- What to work on
Output exactly the lines from the first line of the records below through the line containing "x = np.arange(len(years))", both included, leaving out any pictures.

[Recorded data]
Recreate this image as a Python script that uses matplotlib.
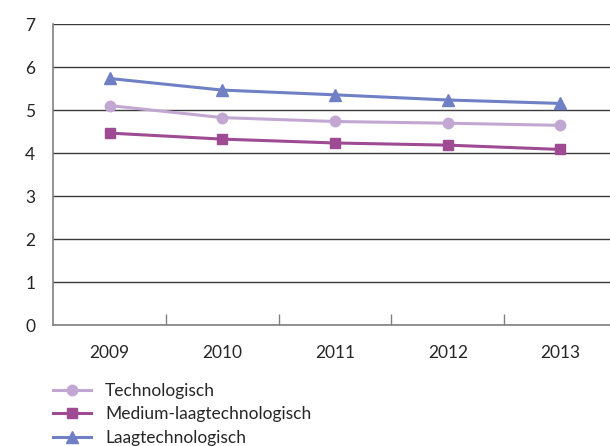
import numpy as np
import matplotlib.pyplot as plt

plt.rcParams['font.family'] = ['Lato', 'DejaVu Sans']

# Jaren en waarden per categorie
years = ['2009', '2010', '2011', '2012', '2013']
technologisch = [5.11, 4.83, 4.74, 4.70, 4.65]
medium_laag = [4.47, 4.33, 4.24, 4.19, 4.09]
laag = [5.74, 5.47, 5.36, 5.24, 5.16]

x = np.arange(len(years))

fig = plt.figure(figsize=(6.1, 4.46), dpi=100)
ax = fig.add_axes([0.0874, 0.2706, 0.9238, 0.6749])

ax.plot(x, technologisch, color='#c3a7d3', lw=2.2, marker='o', ms=7.5, label='Technologisch')
ax.plot(x, medium_laag, color='#9e4b93', lw=2.2, marker='s', ms=7.5, label='Medium-laagtechnologisch')
ax.plot(x, laag, color='#7080c4', lw=2.2, marker='^', ms=9, label='Laagtechnologisch')

ax.set_xlim(-0.5, len(years) - 0.5)
ax.set_ylim(0, 7)
ax.set_yticks(range(8))
ax.grid(axis='y', color='#3a3a3a', lw=1)
ax.set_axisbelow(True)

ax.set_xticks(x)
ax.set_xticklabels(years)
ax.set_xticks(x[:-1] + 0.5, minor=True)
ax.tick_params(axis='x', which='major', length=0, pad=14, labelsize=12.5, labelcolor='#262626')
ax.tick_params(axis='x', which='minor', length=8, direction='in', color='#808080', width=1)
ax.tick_params(axis='y', length=0, pad=13, labelsize=12.5, labelcolor='#262626')

for s in ['top', 'right']:
    ax.spines[s].set_visible(False)
for s in ['left', 'bottom']:
    ax.spines[s].set_color('#808080')
    ax.spines[s].set_linewidth(1.2)

fig.legend(loc='upper left', bbox_to_anchor=(0.087, 0.142), frameon=False,
           fontsize=12.5, handlelength=2.2, handletextpad=0.8, labelspacing=0.45,
           borderpad=0, borderaxespad=0, labelcolor='#262626')

fig.savefig('out.png', dpi=100)
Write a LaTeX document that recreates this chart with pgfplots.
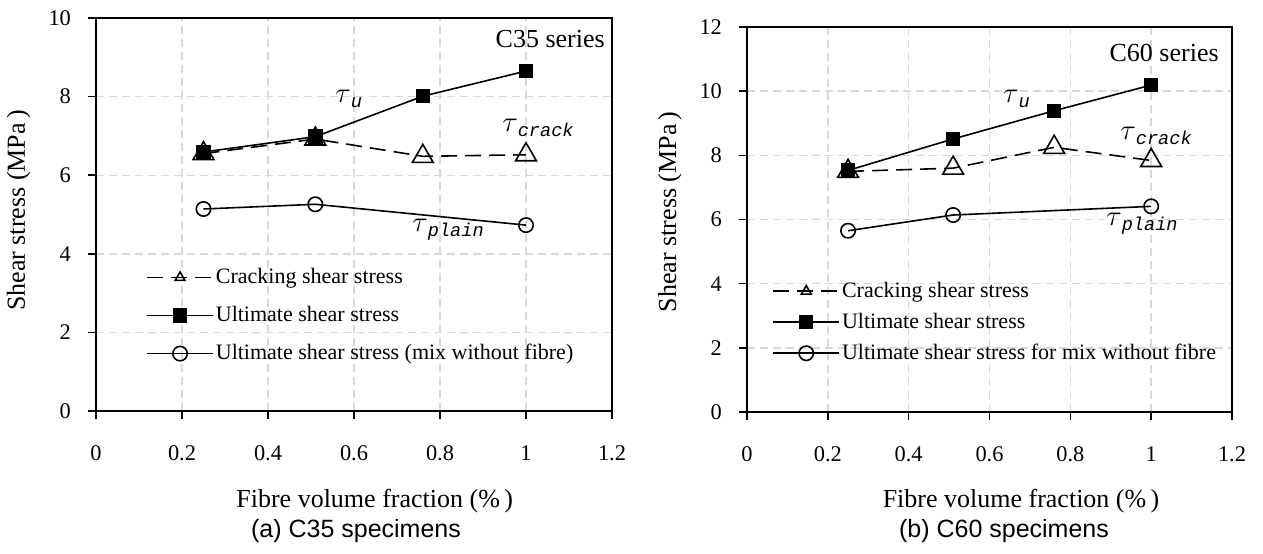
\documentclass[border=0pt]{standalone}
\usepackage{fontspec}
\setmainfont{Liberation Serif}
\newfontfamily\capfont{Liberation Sans}
\newfontfamily\subfont{Liberation Mono}
\usepackage{pgfplots}
\pgfplotsset{compat=1.18}

\pgfplotstableread{
x y
0.25 6.59
0.51 6.98
0.76 8.01
1.00 8.65
}\cthreeult
\pgfplotstableread{
x y
0.25 6.55
0.51 6.92
0.76 6.48
1.00 6.52
}\cthreecrack
\pgfplotstableread{
x y
0.25 5.14
0.51 5.26
1.00 4.73
}\cthreeplain
\pgfplotstableread{
x y
0.25 7.53
0.51 8.51
0.76 9.39
1.00 10.19
}\csixult
\pgfplotstableread{
x y
0.25 7.50
0.51 7.60
0.76 8.25
1.00 7.84
}\csixcrack
\pgfplotstableread{
x y
0.25 5.65
0.51 6.14
1.00 6.41
}\csixplain

\newcommand{\tlab}[1]{{\fontsize{14}{16}\selectfont$\tau$}\raisebox{-2.5pt}{\fontsize{9.3}{11}\subfont\itshape #1}}

\pgfplotsset{
  myaxis/.style={
    scale only axis,
    xmin=0, xmax=1.2, ymin=0,
    xtick={0,0.2,0.4,0.6,0.8,1,1.2},
    grid=major,
    major grid style={draw=black!15, dash pattern=on 4pt off 2.5pt, line width=0.7pt},
    axis line style={line width=1pt},
    tick style={line width=0.8pt, black},
    tick align=outside, major tick length=4pt,
    xtick pos=bottom, ytick pos=left,
    /pgf/number format/assume math mode=true,
    ticklabel style={font=\fontsize{11.2}{13}\selectfont},
    xticklabel shift=9.6pt,
    yticklabel shift=5pt,
    label style={font=\fontsize{13}{15}\selectfont},
    xlabel={Fibre volume fraction (\%\,)},
    ylabel={Shear stress (MPa\,)},
    legend cell align=left,
    legend style={draw=none, fill=none, inner sep=0pt,
      font=\fontsize{11}{13}\selectfont,
      nodes={inner sep=1pt, text height=8pt, text depth=2pt}},
    legend image code/.code={\draw[mark repeat=2,mark phase=2,#1] plot coordinates {(0pt,0pt) (16.5pt,0pt) (33pt,0pt)};},
  },
  crackstyle/.style={black, line width=0.8pt, dash pattern=on 8pt off 4pt,
    mark=triangle, mark size=6pt, mark options={solid, fill=white, line width=0.8pt},
    legend image code/.code={\draw[mark repeat=2,mark phase=2,##1,mark size=2.8pt] plot coordinates {(0pt,0pt) (16.5pt,0pt) (33pt,0pt)};}},
  ultstyle/.style={black, line width=0.8pt, mark=square*, mark size=3.2pt, mark options={solid, fill=black}},
  plainstyle/.style={black, line width=0.8pt, mark=o, mark size=3.6pt, mark options={solid, fill=white, line width=0.8pt}},
}

\begin{document}
\begin{tikzpicture}
\begin{axis}[myaxis,
  at={(48pt,71pt)}, anchor=south west,
  width=258pt, height=196.5pt,
  ymax=10, ytick={0,2,4,6,8,10},
  xlabel style={at={(axis description cs:0.54,-0.229)}, anchor=center},
  ylabel style={at={(axis description cs:-0.150,0.51)}, anchor=center, rotate=0},
  legend style={at={(axis cs:0.116,3.71)}, anchor=north west, row sep=7pt},
]
\addplot[crackstyle] table {\cthreecrack};
\addlegendentry{Cracking shear stress}
\addplot[ultstyle] table {\cthreeult};
\addlegendentry{Ultimate shear stress}
\addplot[plainstyle] table {\cthreeplain};
\addlegendentry{Ultimate shear stress (mix without fibre)}
\node[anchor=base west, inner sep=0pt] at (axis cs:0.556,7.86) {\tlab{u}};
\node[anchor=base west, inner sep=0pt] at (axis cs:0.944,7.12) {\tlab{crack}};
\node[anchor=base west, inner sep=0pt] at (axis cs:0.735,4.58) {\tlab{plain}};
\node[anchor=base east, inner sep=0pt, font=\fontsize{13}{15}\selectfont] at (axis cs:1.184,9.24) {C35 series};
\end{axis}

\begin{axis}[myaxis,
  at={(373.5pt,70.5pt)}, anchor=south west,
  width=242.5pt, height=192.5pt,
  ymax=12, ytick={0,2,4,6,8,10,12},
  xlabel style={at={(axis description cs:0.565,-0.231)}, anchor=center},
  ylabel style={at={(axis description cs:-0.159,0.52)}, anchor=center, rotate=0},
  legend style={at={(axis cs:0.062,4.15)}, anchor=north west, row sep=3.5pt},
]
\addplot[crackstyle] table {\csixcrack};
\addlegendentry{Cracking shear stress}
\addplot[ultstyle] table {\csixult};
\addlegendentry{Ultimate shear stress}
\addplot[plainstyle] table {\csixplain};
\addlegendentry{Ultimate shear stress for mix without fibre}
\node[anchor=base west, inner sep=0pt] at (axis cs:0.633,9.66) {\tlab{u}};
\node[anchor=base west, inner sep=0pt] at (axis cs:0.923,8.48) {\tlab{crack}};
\node[anchor=base west, inner sep=0pt] at (axis cs:0.888,5.80) {\tlab{plain}};
\node[anchor=base east, inner sep=0pt, font=\fontsize{13}{15}\selectfont] at (axis cs:1.168,10.91) {C60 series};
\end{axis}

\node[font=\capfont\fontsize{12.5}{14}\selectfont] at (178pt,11pt) {(a) C35 specimens};
\node[font=\capfont\fontsize{12.5}{14}\selectfont] at (502pt,11pt) {(b) C60 specimens};

\pgfresetboundingbox
\path (0,0) rectangle (631.5pt,276.5pt);
\end{tikzpicture}
\end{document}
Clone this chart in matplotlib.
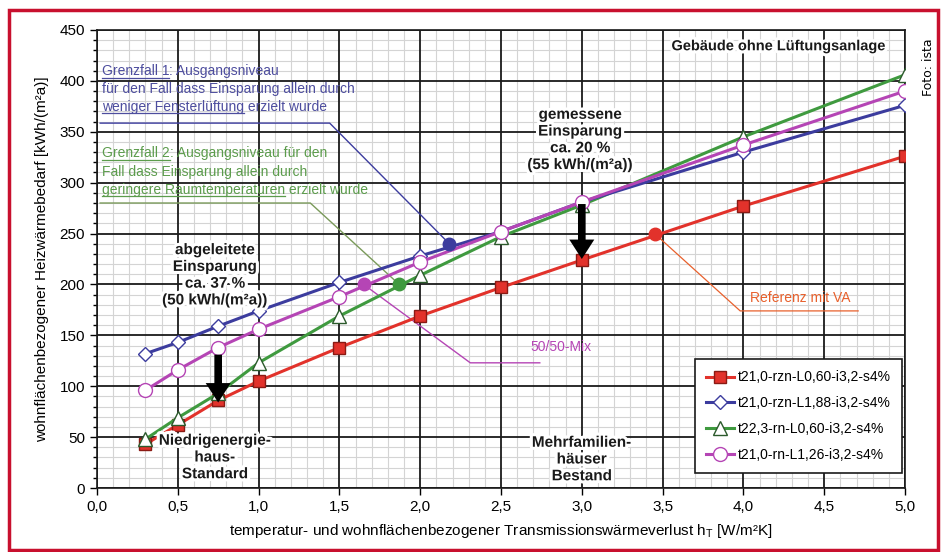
import numpy as np
import matplotlib.pyplot as plt
import matplotlib.transforms as mtransforms
import matplotlib.patheffects as pe
from matplotlib.lines import Line2D
from matplotlib.patches import Rectangle
from matplotlib.ticker import MultipleLocator, FuncFormatter

plt.rcParams['font.family'] = ['Liberation Sans', 'DejaVu Sans']

# data
h_t = [0.3, 0.5, 0.75, 1.0, 1.5, 2.0, 2.5, 3.0, 4.0, 5.0]
red_vals = [43, 62, 86, 105, 138, 169, 197, 224, 277, 326]
blue_vals = [132, 143, 159, 174, 202, 228, 252, 281, 330, 376]
green_vals = [48, 69, 93, 123, 169, 209, 247, 278, 345, 406]
magenta_vals = [96, 116, 138, 156, 188, 222, 252, 281, 337, 390]
series_labels = ['t21,0-rzn-L0,60-i3,2-s4%', 't21,0-rzn-L1,88-i3,2-s4%',
                 't22,3-rn-L0,60-i3,2-s4%', 't21,0-rn-L1,26-i3,2-s4%']

# reference points (filled dots)
ref_x = [2.18, 1.87, 1.65, 3.45]
ref_y = [240, 200, 200, 250]

RED = '#e2322b'
BLUE = '#3c3c9e'
GREEN = '#3f9a3f'
MAGENTA = '#b545b5'
TXT_BLUE = '#4d4d9e'
TXT_GREEN = '#5c9c4c'
ORANGE = '#e8602c'

fig = plt.figure(figsize=(9.46, 5.52), dpi=100)
ax = fig.add_axes([0.1025, 0.1159, 0.8542, 0.8298])
ax.set_xlim(0, 5)
ax.set_ylim(0, 450)
ax.set_autoscale_on(False)

ax.xaxis.set_major_locator(MultipleLocator(0.5))
ax.xaxis.set_minor_locator(MultipleLocator(0.1))
ax.yaxis.set_major_locator(MultipleLocator(50))
ax.yaxis.set_minor_locator(MultipleLocator(10))
ax.grid(which='minor', color='#d4d4d4', lw=0.8)
ax.set_axisbelow(True)
# major grid drawn on top of the minor grid
ax.vlines(ax.get_xticks()[1:-1], 0, 450, color='#1a1a1a', lw=1.3, zorder=1)
ax.hlines(ax.get_yticks()[1:-1], 0, 5, color='#1a1a1a', lw=1.3, zorder=1)

ax.xaxis.set_major_formatter(FuncFormatter(lambda v, _: f'{v:.1f}'.replace('.', ',')))
ax.tick_params(axis='both', which='major', labelsize=11, length=5, width=1)
ax.tick_params(axis='y', which='minor', length=3, width=1)
ax.tick_params(axis='x', which='minor', length=0)
for s in ax.spines.values():
    s.set_color('#1a1a1a')
    s.set_linewidth(1.2)

ax.set_xlabel('temperatur- und wohnflächenbezogener Transmissionswärmeverlust h$_\\mathregular{T}$ [W/m²K]',
              fontsize=11, labelpad=6)
ax.set_ylabel('wohnflächenbezogener Heizwärmebedarf [kWh/(m²a)]', fontsize=11, labelpad=8)

# annotation leader lines (drawn below the data)
ax.plot([0.02, 1.44, 2.18], [358.5, 358.5, 240], color=BLUE, lw=1, zorder=2)
ax.plot([0.02, 1.32, 1.87], [280, 280, 200], color='#7a9a5a', lw=1, zorder=2)
ax.plot([1.65, 2.31, 2.74], [200, 123, 123], color=MAGENTA, lw=1, zorder=2)
ax.plot([3.45, 3.98, 4.71], [250, 174, 174], color=ORANGE, lw=0.9, zorder=2)

ax.plot(h_t, red_vals, color=RED, lw=2.2, marker='s', ms=9, mfc=RED, mec='#8a1a14',
        label=series_labels[0], zorder=4)
ax.plot(h_t, blue_vals, color=BLUE, lw=2.2, marker='D', ms=7, mfc='white', mec=BLUE,
        label=series_labels[1], zorder=5)
ax.plot(h_t, green_vals, color=GREEN, lw=2.2, marker='^', ms=10, mfc='white', mec='#2c5a2c',
        label=series_labels[2], zorder=4)
ax.plot(h_t, magenta_vals, color=MAGENTA, lw=2.2, marker='o', ms=10, mfc='white', mec=MAGENTA,
        label=series_labels[3], zorder=5)
for xv, yv, c in zip(ref_x, ref_y, [BLUE, GREEN, MAGENTA, RED]):
    ax.plot(xv, yv, 'o', ms=9, color=c, zorder=6)

# savings arrows
for x0, y0, y1 in [(0.75, 131, 84), (3.0, 279, 225)]:
    ax.annotate('', xy=(x0, y1), xytext=(x0, y0),
                arrowprops=dict(arrowstyle='simple,head_width=1.8,head_length=1.4,tail_width=0.55',
                                color='black', lw=0, shrinkA=0, shrinkB=0), zorder=7)

halo = [pe.withStroke(linewidth=4.5, foreground='white')]
bold = dict(fontsize=11, fontweight='bold', ha='center', va='center', color='#1a1a1a',
            linespacing=1.25, zorder=8, path_effects=halo)
ax.text(0.73, 209, 'abgeleitete\nEinsparung\nca. 37 %\n(50 kWh/(m²a))', **bold)
ax.text(2.99, 342, 'gemessene\nEinsparung\nca. 20 %\n(55 kWh/(m²a))', **bold)
ax.text(0.73, 30, 'Niedrigenergie-\nhaus-\nStandard', **bold)
ax.text(3.0, 28, 'Mehrfamilien-\nhäuser\nBestand', **bold)
ax.text(4.22, 434, 'Gebäude ohne Lüftungsanlage', fontsize=10.5, fontweight='bold',
        ha='center', va='center', color='#1a1a1a', path_effects=halo, zorder=8)

ax.text(2.87, 132, '50/50-Mix', fontsize=10, color=MAGENTA, ha='center', va='bottom')
ax.text(4.35, 180, 'Referenz mit VA', fontsize=10, color=ORANGE, ha='center', va='bottom')

leg = ax.legend(loc='lower right', bbox_to_anchor=(0.996, 0.033), borderaxespad=0,
                fontsize=10, frameon=True, fancybox=False, edgecolor='#1a1a1a',
                framealpha=1, handlelength=2.0, borderpad=0.8, labelspacing=0.85,
                handletextpad=0.3)
leg.get_frame().set_linewidth(1.2)
leg.set_zorder(10)

# rich text with underlined pieces
fig.canvas.draw()
renderer = fig.canvas.get_renderer()
ident = mtransforms.IdentityTransform()


def rich_line(x, y, parts, color, size=10):
    px, py = ax.transData.transform((x, y))
    for s, ul in parts:
        t = ax.text(px, py, s, transform=ident, fontsize=size, color=color,
                    ha='left', va='baseline', zorder=8)
        bb = t.get_window_extent(renderer)
        if ul:
            ax.add_line(Line2D([bb.x0, bb.x1], [py - 2.5, py - 2.5], transform=ident,
                               color=color, lw=0.9, zorder=8))
        px = bb.x1


rich_line(0.03, 405.5, [('Grenzfall 1', True), (': Ausgangsniveau', False)], TXT_BLUE)
rich_line(0.03, 388, [('für den Fall dass Einsparung allein durch', False)], TXT_BLUE)
rich_line(0.03, 370.5, [('weniger Fensterlüftung', True), (' erzielt wurde', False)], TXT_BLUE)
rich_line(0.03, 325, [('Grenzfall 2', True), (': Ausgangsniveau für den', False)], TXT_GREEN)
rich_line(0.03, 306.5, [('Fall dass Einsparung allein durch', False)], TXT_GREEN)
rich_line(0.03, 289, [('geringere Raumtemperaturen', True), (' erzielt wurde', False)], TXT_GREEN)

fig.text(0.981, 0.93, 'Foto: ista', rotation=90, fontsize=9, ha='center', va='top',
         family=['DejaVu Sans'])
fig.add_artist(Rectangle((0.009, 0.004), 0.983, 0.978, transform=fig.transFigure,
                         fill=False, edgecolor='#c8102e', lw=2.5))

fig.savefig('out.png', dpi=100)
plt.close(fig)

- Exercise solution
Recreate this image as a Python script that uses matplotlib.
import numpy as np
import matplotlib.pyplot as plt

plt.rcParams['font.family'] = ['Lato', 'DejaVu Sans']

# Jaren en waarden per categorie
years = ['2009', '2010', '2011', '2012', '2013']
technologisch = [5.11, 4.83, 4.74, 4.70, 4.65]
medium_laag = [4.47, 4.33, 4.24, 4.19, 4.09]
laag = [5.74, 5.47, 5.36, 5.24, 5.16]

x = np.arange(len(years))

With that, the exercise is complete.